Sem justiça, era linchamento. A morte do feiticeiro de Nioaque
Uma terra sem lei. Isolada. O Mato Grosso do Sul viveu, durante dezenas de anos, no esquecimento e no justiçamento. Não foram poucos os linchamentos. Um dos mais famosos ocorreu em Nioaque. Quem chegava na vila tinha de saber sobre aquela figura estranha que a muitos enchia de pavor. André Soares era seu nome, mais conhecido como André Bode. Um mulato atarracado, valente, autoritário, mandão. Mulheres e crianças fugiam espavoridas do feiticeiro.
Seu feitiço tinha a força de sete cavalos selvagens.
Suas poções eram à base de pele de sapo. Desgraçava a vitima, diziam. Não falhava nunca. Eram favas contadas. Dependia só de paciência. Iniciava com uma dor de tortura que não passava até o dia da morte. Raízes, ossos queimados, penas de galo preto, cabelo de sovaco, pimenta-do-reino, flor murcha e prego enferrujado, completavam a mandinga. Era a especialidade do Bode.
Ubaldo sumiu!
Ubaldo Pereira Barbosa, moço de vinte e quatro anos, bom de trato, prestativo, sério nos compromissos, muito leal… não tinha defeito. Comprava gado. Uma tarde, Ubaldo pegou seu cavalo e disse que iria a uma fazenda vizinha da sua comprar uns garrotes. Foi e não voltou. Mistério. A esposa e a mãe enlouquecidas.
A multidão procura Ubaldo.
O povo da redondeza soube do caso. Um imenso formigueiro humano se formou. Mais de cento e cinquenta cavaleiros, algo como cinquenta homens e cem mulheres, pegaram seus cavalos e foram procurar o Ubaldo. Era o fatídico 20 de junho de 1.938. Os dias passaram. A procura recrudescia. Revezavam-se. Mas nada…. nem um indicio do Ubaldo. Nem uma pista.
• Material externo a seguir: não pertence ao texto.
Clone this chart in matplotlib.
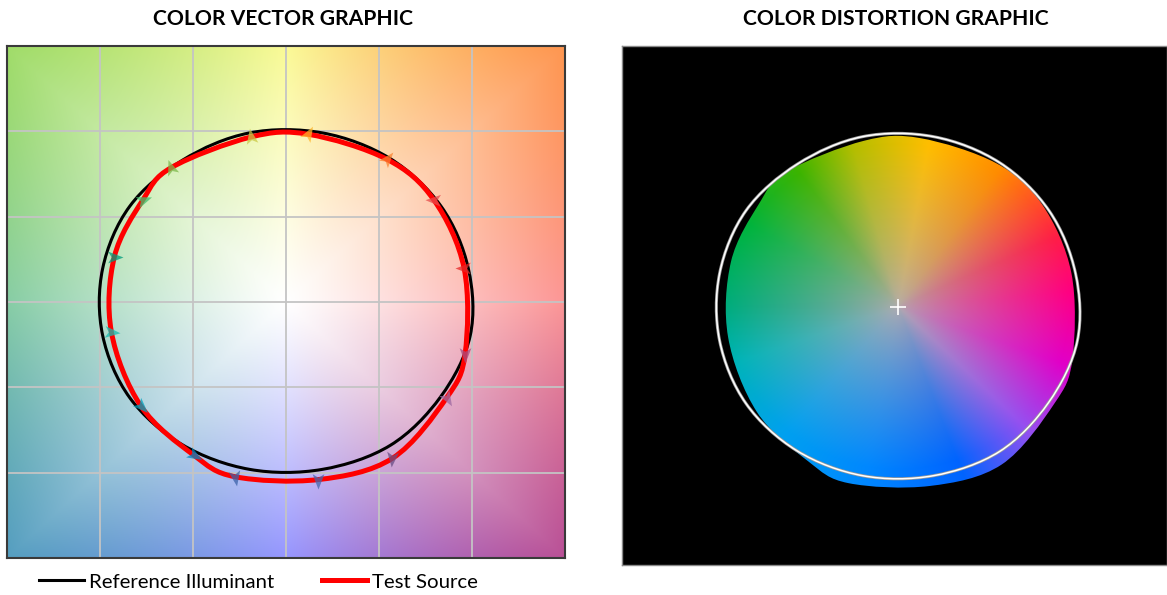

O cavalo com o casco partido.
Três tios do Ubaldo chegaram. Homens práticos. Conheciam as coisas do sertão. Vasculharam de forma diferente. Primeiro, descobriram que o cavalo do Ubaldo tinha um casco partido. Foi a senha. Sondaram o chão em todos os sentidos. Descobriram um cavalo com esse defeito em uma festa onde o André Bode era o sanfoneiro e chefão. Prenderam o feiticeiro.
Pai e filhos na cadeia.
Levaram o feiticeiro para a cadeia junto com seus dois filhos. Dizem que não foram torturados, prática comum na época, mas ineficiente. Armaram armadilhas por longo tempo. Tentaram jogar uns contra os outros. Afinal, veio a verdade: tinham assassinado o Ubaldo. Tinham raiva do rapaz porque ele comprava todo o gado da redondeza. Um dia, brigaram. O Ubaldo mandou os três calarem a boca, sacudindo um rabo-de-tatu. Caso resolvido, mas nem tanto.
A fuga do Bode.
Era o mês de agosto. O frio cortava. O Bode tinha sessenta anos e estava preso há quarenta e oito dias. Certa madrugada, começou a pedir, com voz súplice, que lhe dessem um copo de mate. Estava com frio. Tanto pediu que o soldado abriu o cubículo e passou-lhe a cuia de mate. Mas o bruxo, o matador cruel, havia aberto o cadeado e tirado dos pés a grossa e pesada corrente. Em um relance, arremessou a corrente e o cadeado na cabeça do soldado. Fugiu. Rápido como um tigre. Os soldados não o alcançavam. Até que apareceu Constatino Barbosa, primo do Ubado assassinado. Vence a todos na corrida e deu um pé-de-ouvido no feiticeiro. Uma multidão se aglomera em frente do quartel. Fúria e ódio nos olhos. A avalanche humana invade o pequeno prédio. Prenderam os praças. E mataram André Bode e seus filhos.